[Entries with chart source code]
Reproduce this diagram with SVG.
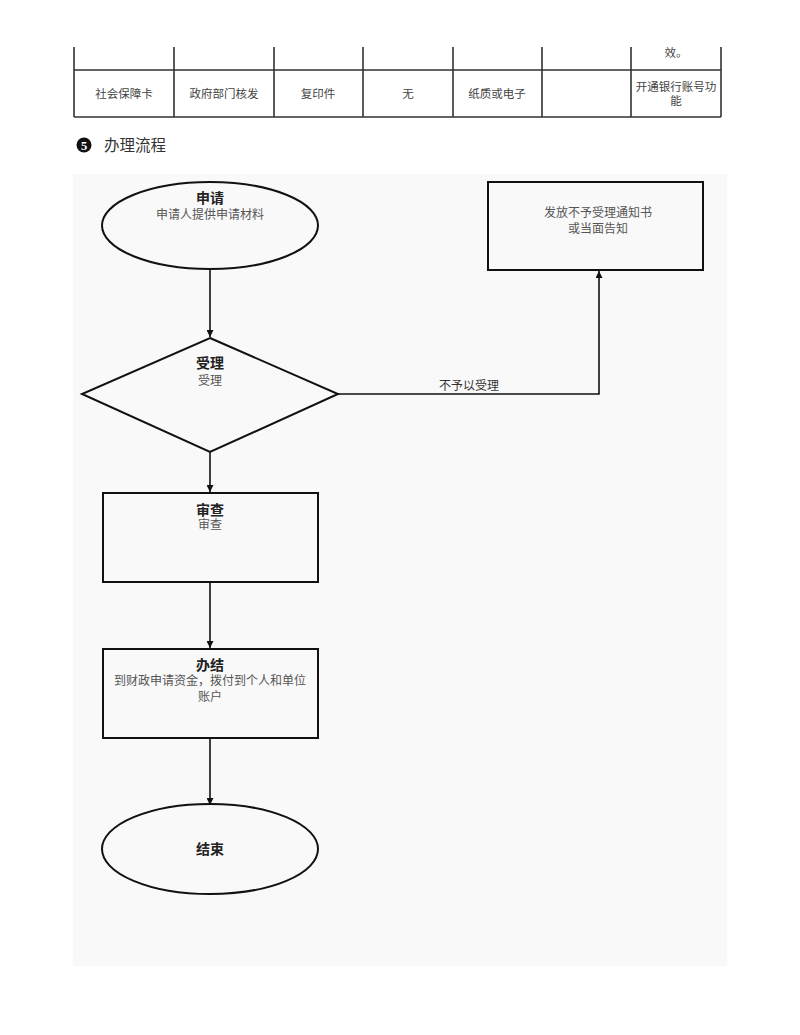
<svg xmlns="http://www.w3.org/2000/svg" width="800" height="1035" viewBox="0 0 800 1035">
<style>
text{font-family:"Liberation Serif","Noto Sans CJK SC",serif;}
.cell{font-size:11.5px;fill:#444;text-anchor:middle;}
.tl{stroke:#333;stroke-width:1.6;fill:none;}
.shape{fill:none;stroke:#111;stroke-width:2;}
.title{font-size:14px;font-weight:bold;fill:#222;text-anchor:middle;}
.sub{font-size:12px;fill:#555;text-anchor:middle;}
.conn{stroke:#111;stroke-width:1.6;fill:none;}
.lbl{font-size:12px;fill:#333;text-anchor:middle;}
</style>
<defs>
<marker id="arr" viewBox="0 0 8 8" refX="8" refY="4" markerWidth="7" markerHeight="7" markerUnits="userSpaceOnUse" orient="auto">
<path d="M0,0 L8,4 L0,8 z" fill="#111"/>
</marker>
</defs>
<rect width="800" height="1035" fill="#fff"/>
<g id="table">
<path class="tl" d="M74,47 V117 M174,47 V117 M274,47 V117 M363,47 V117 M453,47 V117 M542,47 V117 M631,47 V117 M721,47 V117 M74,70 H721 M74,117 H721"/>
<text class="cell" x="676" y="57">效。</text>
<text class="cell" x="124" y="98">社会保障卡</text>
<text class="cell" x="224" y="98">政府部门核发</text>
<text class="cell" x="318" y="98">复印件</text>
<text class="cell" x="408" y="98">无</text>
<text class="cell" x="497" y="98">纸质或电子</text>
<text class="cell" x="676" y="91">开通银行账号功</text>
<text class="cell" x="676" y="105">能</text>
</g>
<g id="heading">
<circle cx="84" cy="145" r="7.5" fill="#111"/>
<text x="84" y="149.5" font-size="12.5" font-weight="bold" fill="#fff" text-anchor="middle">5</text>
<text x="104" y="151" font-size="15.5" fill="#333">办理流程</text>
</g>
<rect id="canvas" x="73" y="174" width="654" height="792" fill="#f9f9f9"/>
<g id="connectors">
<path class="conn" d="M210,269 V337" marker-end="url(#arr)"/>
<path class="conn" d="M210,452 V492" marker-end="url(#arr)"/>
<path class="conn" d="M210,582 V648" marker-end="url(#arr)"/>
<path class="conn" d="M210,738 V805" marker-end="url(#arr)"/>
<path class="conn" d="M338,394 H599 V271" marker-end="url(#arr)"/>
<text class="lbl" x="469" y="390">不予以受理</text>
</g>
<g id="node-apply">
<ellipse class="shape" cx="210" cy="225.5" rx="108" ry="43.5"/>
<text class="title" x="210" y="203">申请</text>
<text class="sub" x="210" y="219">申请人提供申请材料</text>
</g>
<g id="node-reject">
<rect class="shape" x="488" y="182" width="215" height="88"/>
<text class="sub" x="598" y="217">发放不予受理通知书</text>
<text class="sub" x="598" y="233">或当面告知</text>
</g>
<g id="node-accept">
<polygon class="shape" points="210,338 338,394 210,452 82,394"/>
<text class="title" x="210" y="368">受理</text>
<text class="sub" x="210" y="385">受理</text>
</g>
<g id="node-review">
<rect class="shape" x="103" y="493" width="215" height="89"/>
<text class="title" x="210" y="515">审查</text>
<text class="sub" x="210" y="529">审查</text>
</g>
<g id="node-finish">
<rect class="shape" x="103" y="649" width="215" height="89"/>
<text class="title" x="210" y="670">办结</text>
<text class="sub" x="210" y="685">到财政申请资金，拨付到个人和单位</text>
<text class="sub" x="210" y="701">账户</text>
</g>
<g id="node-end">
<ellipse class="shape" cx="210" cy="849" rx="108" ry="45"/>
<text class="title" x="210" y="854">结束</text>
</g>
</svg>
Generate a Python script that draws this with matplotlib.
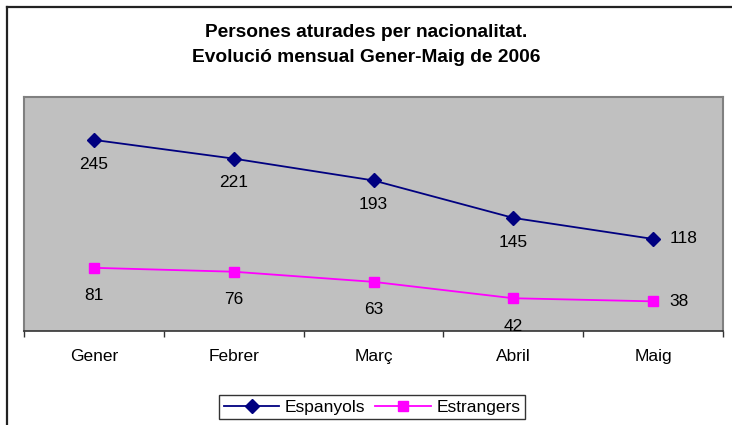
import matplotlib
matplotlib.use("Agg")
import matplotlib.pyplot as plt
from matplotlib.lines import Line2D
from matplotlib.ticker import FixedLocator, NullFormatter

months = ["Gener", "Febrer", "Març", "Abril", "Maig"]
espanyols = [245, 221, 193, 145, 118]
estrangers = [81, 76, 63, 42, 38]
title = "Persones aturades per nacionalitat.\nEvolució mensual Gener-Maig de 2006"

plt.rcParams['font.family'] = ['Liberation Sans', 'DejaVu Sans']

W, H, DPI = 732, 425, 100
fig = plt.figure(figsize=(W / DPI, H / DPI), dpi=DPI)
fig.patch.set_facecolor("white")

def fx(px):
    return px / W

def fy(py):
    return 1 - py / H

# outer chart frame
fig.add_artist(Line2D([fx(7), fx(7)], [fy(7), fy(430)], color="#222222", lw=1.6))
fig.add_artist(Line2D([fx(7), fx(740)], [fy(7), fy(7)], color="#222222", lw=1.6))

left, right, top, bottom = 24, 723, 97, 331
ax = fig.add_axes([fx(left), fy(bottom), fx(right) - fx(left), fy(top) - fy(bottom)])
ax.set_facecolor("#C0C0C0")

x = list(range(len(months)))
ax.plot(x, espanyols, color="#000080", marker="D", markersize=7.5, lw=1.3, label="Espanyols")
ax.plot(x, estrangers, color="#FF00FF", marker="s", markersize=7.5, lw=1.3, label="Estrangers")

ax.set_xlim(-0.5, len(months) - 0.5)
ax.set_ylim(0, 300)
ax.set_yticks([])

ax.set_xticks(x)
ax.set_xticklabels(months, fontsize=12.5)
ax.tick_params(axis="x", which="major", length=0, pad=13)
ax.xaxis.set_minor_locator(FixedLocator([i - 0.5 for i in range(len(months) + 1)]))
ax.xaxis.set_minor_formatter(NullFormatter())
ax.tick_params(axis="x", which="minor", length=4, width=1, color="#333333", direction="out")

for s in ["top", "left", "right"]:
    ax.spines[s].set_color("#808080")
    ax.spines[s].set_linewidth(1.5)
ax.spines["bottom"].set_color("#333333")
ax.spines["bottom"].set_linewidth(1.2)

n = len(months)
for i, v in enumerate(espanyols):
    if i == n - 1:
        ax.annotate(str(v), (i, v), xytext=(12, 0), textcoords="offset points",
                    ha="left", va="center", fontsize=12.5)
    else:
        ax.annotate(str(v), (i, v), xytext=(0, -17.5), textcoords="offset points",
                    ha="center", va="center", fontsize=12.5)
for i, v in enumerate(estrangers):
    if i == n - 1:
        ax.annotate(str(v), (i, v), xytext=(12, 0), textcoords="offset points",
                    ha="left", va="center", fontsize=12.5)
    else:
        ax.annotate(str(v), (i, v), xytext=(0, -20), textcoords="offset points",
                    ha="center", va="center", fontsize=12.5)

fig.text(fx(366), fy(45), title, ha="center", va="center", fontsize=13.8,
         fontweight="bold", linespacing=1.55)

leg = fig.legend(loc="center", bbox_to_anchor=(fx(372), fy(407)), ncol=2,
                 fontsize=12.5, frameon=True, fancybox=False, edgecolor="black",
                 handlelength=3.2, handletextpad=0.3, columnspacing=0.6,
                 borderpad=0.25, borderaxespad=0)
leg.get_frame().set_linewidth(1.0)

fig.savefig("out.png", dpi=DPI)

Set problem:
Copy only what runs above from the line containing "Generate a Python" through the line containing "return 1 - py / H", exactly. Leave out the pictures.

Task output:
Generate a Python script that draws this with matplotlib.
import matplotlib
matplotlib.use("Agg")
import matplotlib.pyplot as plt
from matplotlib.lines import Line2D
from matplotlib.ticker import FixedLocator, NullFormatter

months = ["Gener", "Febrer", "Març", "Abril", "Maig"]
espanyols = [245, 221, 193, 145, 118]
estrangers = [81, 76, 63, 42, 38]
title = "Persones aturades per nacionalitat.\nEvolució mensual Gener-Maig de 2006"

plt.rcParams['font.family'] = ['Liberation Sans', 'DejaVu Sans']

W, H, DPI = 732, 425, 100
fig = plt.figure(figsize=(W / DPI, H / DPI), dpi=DPI)
fig.patch.set_facecolor("white")

def fx(px):
    return px / W

def fy(py):
    return 1 - py / H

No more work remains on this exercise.